French President Emmanuel Macron participates in a meeting with the political forces of New Caledonia at the High Commission in Noumea on July 26, 2023.
French President Emmanuel Macron participates in a meeting with the political forces of New Caledonia at the High Commission in Noumea on July 26, 2023.
Macron is on a landmark trip to help chart a way forward for New Caledonia, a nickel-rich South Pacific territory of nearly 300,000 people where pro-independence forces are still smarting from a disputed 2021 vote to remain part of France.
The French head of state reminded both sides of their "immense responsibility" to find a consensus on a future constitutional status for the archipelago.
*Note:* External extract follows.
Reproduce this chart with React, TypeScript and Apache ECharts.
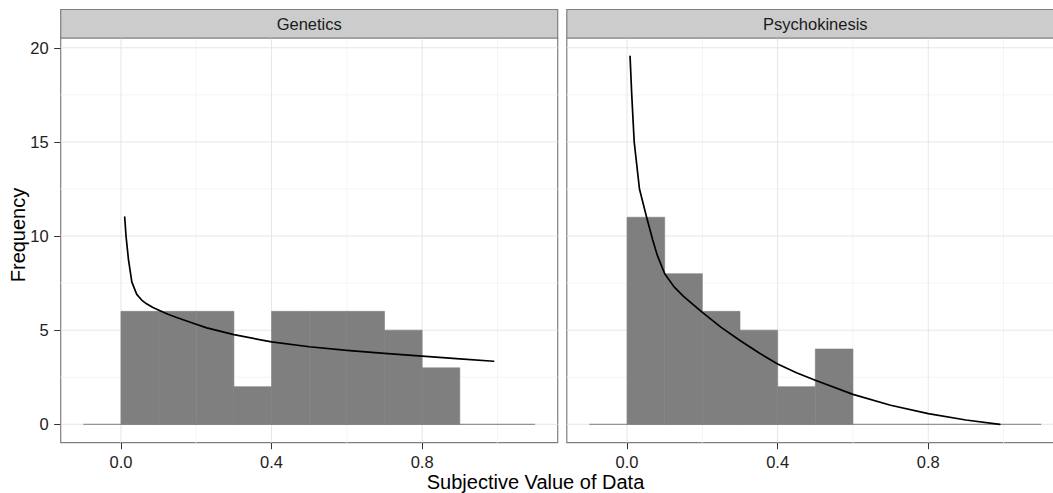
import React, { useEffect, useRef } from 'react';
import * as echarts from 'echarts';

// ---------------- data ----------------
const FACETS = ['Genetics', 'Psychokinesis'];
const BIN_WIDTH = 0.1;

const geneticsBinStarts = [0.0, 0.1, 0.2, 0.3, 0.4, 0.5, 0.6, 0.7, 0.8];
const geneticsCounts = [6, 6, 6, 2, 6, 6, 6, 5, 3];

const psychoBinStarts = [0.0, 0.1, 0.2, 0.3, 0.4, 0.5];
const psychoCounts = [11, 8, 6, 5, 2, 4];

// zero-count bins drawn as a flat line from -0.1 to 1.1
const baselineX = [-0.1, 1.1];
const baselineY = [0, 0];

const geneticsCurveX = [0.01, 0.0135, 0.02, 0.029, 0.042, 0.055, 0.068, 0.085, 0.104, 0.125, 0.148, 0.19, 0.228, 0.3, 0.4, 0.5, 0.6, 0.7, 0.8, 0.9, 0.99];
const geneticsCurveY = [11.0, 10.0, 8.75, 7.55, 6.9, 6.6, 6.4, 6.2, 6.03, 5.85, 5.67, 5.38, 5.12, 4.76, 4.38, 4.12, 3.93, 3.77, 3.62, 3.48, 3.35];

const psychoCurveX = [0.008, 0.0125, 0.019, 0.033, 0.052, 0.068, 0.08, 0.1, 0.125, 0.15, 0.2, 0.25, 0.3, 0.35, 0.4, 0.45, 0.5, 0.6, 0.7, 0.8, 0.9, 0.99];
const psychoCurveY = [19.55, 17.5, 15.0, 12.5, 11.0, 9.8, 9.0, 8.0, 7.3, 6.8, 5.95, 5.15, 4.45, 3.8, 3.2, 2.74, 2.34, 1.59, 1.01, 0.57, 0.23, 0.0];

const xMajorTicks = [0, 0.4, 0.8];
const xMinorTicks = [0.2, 0.6, 1.0];
const yMajorTicks = [0, 5, 10, 15, 20];
const yMinorTicks = [2.5, 7.5, 12.5, 17.5];

const X_MIN = -0.16;
const X_MAX = 1.16;
const Y_MIN = -0.977;
const Y_MAX = 20.52;

const X_TITLE = 'Subjective Value of Data';
const Y_TITLE = 'Frequency';

// ---------------- styles ----------------
const FONT = '"Liberation Sans", Arial, Helvetica, sans-serif';
const PANEL_W = 497;
const PANEL_TOP = 38;
const PANEL_H = 404.7;
const PANEL_LEFTS = [60.7, 566.8];
const STRIP_TOP = 9.5;
const STRIP_H = 28.5;
const BAR_COLOR = '#7F7F7F';

export default function App() {
  const ref = useRef<HTMLDivElement>(null);

  useEffect(() => {
    if (!ref.current) return;
    const chart = echarts.init(ref.current, undefined, { renderer: 'svg' });

    const facetBins = [
      { starts: geneticsBinStarts, counts: geneticsCounts },
      { starts: psychoBinStarts, counts: psychoCounts },
    ];
    const facetCurves = [
      { x: geneticsCurveX, y: geneticsCurveY },
      { x: psychoCurveX, y: psychoCurveY },
    ];

    const gridData: number[][] = [
      ...xMinorTicks.map((v) => [v, 1, 0]),
      ...yMinorTicks.map((v) => [v, 0, 0]),
      ...xMajorTicks.map((v) => [v, 1, 1]),
      ...yMajorTicks.map((v) => [v, 0, 1]),
    ];

    const grids = PANEL_LEFTS.map((left) => ({
      left,
      top: PANEL_TOP,
      width: PANEL_W,
      height: PANEL_H,
      show: true,
      backgroundColor: '#ffffff',
      borderColor: '#7F7F7F',
      borderWidth: 1.2,
      containLabel: false,
      outerBoundsMode: 'none',
    }));

    const xAxes = PANEL_LEFTS.map((_, i) => ({
      type: 'value',
      gridIndex: i,
      min: X_MIN,
      max: X_MAX,
      axisLine: { show: false, onZero: false },
      splitLine: { show: false },
      axisTick: {
        show: true,
        customValues: xMajorTicks,
        length: 6.5,
        lineStyle: { color: '#333333', width: 1 },
      },
      axisLabel: {
        show: true,
        customValues: xMajorTicks,
        formatter: (v: number) => v.toFixed(1),
        margin: 11,
        fontSize: 16.5,
        color: '#222222',
        fontFamily: FONT,
      },
    }));

    const yAxes = PANEL_LEFTS.map((_, i) => ({
      type: 'value',
      gridIndex: i,
      min: Y_MIN,
      max: Y_MAX,
      axisLine: { show: false, onZero: false },
      splitLine: { show: false },
      axisTick: {
        show: i === 0,
        customValues: yMajorTicks,
        length: 6.5,
        lineStyle: { color: '#333333', width: 1 },
      },
      axisLabel: {
        show: i === 0,
        customValues: yMajorTicks,
        formatter: (v: number) => String(v),
        margin: 12,
        fontSize: 16.5,
        color: '#222222',
        fontFamily: FONT,
      },
    }));

    const series: any[] = [];
    PANEL_LEFTS.forEach((_, i) => {
      series.push({
        type: 'custom',
        xAxisIndex: i,
        yAxisIndex: i,
        silent: true,
        z: 1,
        data: gridData,
        encode: { x: 0, y: 1 },
        renderItem: (params: any, api: any) => {
          const v = api.value(0);
          const isX = api.value(1);
          const major = api.value(2);
          const cs = params.coordSys;
          const stroke = major ? '#E6E6E6' : '#F4F4F4';
          if (isX) {
            const x = api.coord([v, 0])[0];
            return {
              type: 'line',
              shape: { x1: x, y1: cs.y, x2: x, y2: cs.y + cs.height },
              style: { stroke, lineWidth: 1 },
            };
          }
          const y = api.coord([0, v])[1];
          return {
            type: 'line',
            shape: { x1: cs.x, y1: y, x2: cs.x + cs.width, y2: y },
            style: { stroke, lineWidth: 1 },
          };
        },
      });
      series.push({
        type: 'line',
        xAxisIndex: i,
        yAxisIndex: i,
        silent: true,
        z: 2,
        symbol: 'none',
        data: baselineX.map((x, k) => [x, baselineY[k]]),
        lineStyle: { color: BAR_COLOR, width: 1 },
      });
      series.push({
        type: 'custom',
        xAxisIndex: i,
        yAxisIndex: i,
        silent: true,
        z: 3,
        data: facetBins[i].starts.map((s, k) => [s, facetBins[i].counts[k]]),
        encode: { x: 0, y: 1 },
        renderItem: (_params: any, api: any) => {
          const s = api.value(0);
          const c = api.value(1);
          const p0 = api.coord([s, 0]);
          const p1 = api.coord([s + BIN_WIDTH, c]);
          return {
            type: 'rect',
            shape: { x: p0[0], y: p1[1], width: p1[0] - p0[0], height: p0[1] - p1[1] },
            style: { fill: BAR_COLOR, stroke: BAR_COLOR, lineWidth: 0.6 },
          };
        },
      });
      series.push({
        type: 'line',
        xAxisIndex: i,
        yAxisIndex: i,
        silent: true,
        z: 4,
        symbol: 'none',
        smooth: false,
        data: facetCurves[i].x.map((x, k) => [x, facetCurves[i].y[k]]),
        lineStyle: { color: '#000000', width: 1.7, join: 'round', cap: 'round' },
      });
    });

    const graphic: any[] = [];
    PANEL_LEFTS.forEach((left, i) => {
      graphic.push({
        type: 'rect',
        silent: true,
        z: 10,
        shape: { x: left, y: STRIP_TOP, width: PANEL_W, height: STRIP_H },
        style: { fill: '#CCCCCC', stroke: '#7F7F7F', lineWidth: 1.2 },
      });
      graphic.push({
        type: 'text',
        silent: true,
        z: 11,
        x: left + PANEL_W / 2,
        y: STRIP_TOP + STRIP_H / 2,
        style: {
          text: FACETS[i],
          fontSize: 16.5,
          fontFamily: FONT,
          fill: '#1a1a1a',
          align: 'center',
          verticalAlign: 'middle',
          textAlign: 'center',
          textVerticalAlign: 'middle',
        },
      });
    });
    graphic.push({
      type: 'text',
      silent: true,
      x: 535.5,
      y: 481.5,
      style: {
        text: X_TITLE,
        fontSize: 20,
        fontFamily: FONT,
        fill: '#000000',
        align: 'center',
        verticalAlign: 'middle',
        textAlign: 'center',
        textVerticalAlign: 'middle',
      },
    });
    graphic.push({
      type: 'text',
      silent: true,
      x: 18,
      y: 235,
      rotation: Math.PI / 2,
      style: {
        text: Y_TITLE,
        fontSize: 20,
        fontFamily: FONT,
        fill: '#000000',
        align: 'center',
        verticalAlign: 'middle',
        textAlign: 'center',
        textVerticalAlign: 'middle',
      },
    });

    chart.setOption({
      animation: false,
      backgroundColor: '#ffffff',
      grid: grids,
      xAxis: xAxes,
      yAxis: yAxes,
      series,
      graphic,
    });

    return () => {
      chart.dispose();
    };
  }, []);

  return (
    <div
      ref={ref}
      style={{ position: 'absolute', left: 0, top: 0, width: 1053, height: 493 }}
    />
  );
}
Macron said he was not conducting a negotiation – a process that pro-independence forces have not agreed to – but was rather seeking a "profound, sincere political exchange".
"It is important, in this period we are going through, to speak to each other," he said at the outset of discussions at the High Commission, held partly behind closed doors.
The territory's indigenous, largely pro-independence Kanaks widely boycotted a December 2021 referendum that voted 97 percent in favour of remaining part of France, rejecting its result and arguing it should have been delayed due to the Covid-19 pandemic.
The vote outcome has fed ethnic tensions, with the poorer indigenous Kanak community generally favouring independence over the loyalist, wealthier white community.
Three referendums over a period of five years have all rejected independence.
But ballots in 2018 and 2020 were much closer, with anti-independence forces winning between 53 and 57 percent of the vote.
The referendums were agreed under the Noumea Accord of 1998 to gradually give more political power to the territory following violent protests in the 1980s.
The French president has insisted that the future status of New Caledonia must take into account the anti-independence referendum results.
The referendums marked the end of a political process but no one had really prepared the next steps, Macron said.
"We find ourselves in a kind of suspended state," he added. "We are collectively faced with an immense responsibility."
Negotiations on a new constitutional status for the territory have been bogged down, notably over the voting system, with a future path for self-determination also up in the air.
Macron is at the same time seeking to reassert his country's importance in the Pacific region, where China and the United States are vying for influence but where France has territories such as New Caledonia and French Polynesia.
After his 48-hour stop in New Caledonia, Macron is to make the first visits by a sitting French president to Vanuatu and Papua New Guinea, where he is expected to lay out a "French alternative" for the region.
Macron has had to reassemble a Pacific strategy since Australia in 2021 tore up a deal for France to provide a fleet of diesel-powered submarines, opting instead for US– and British-built nuclear-powered vessels.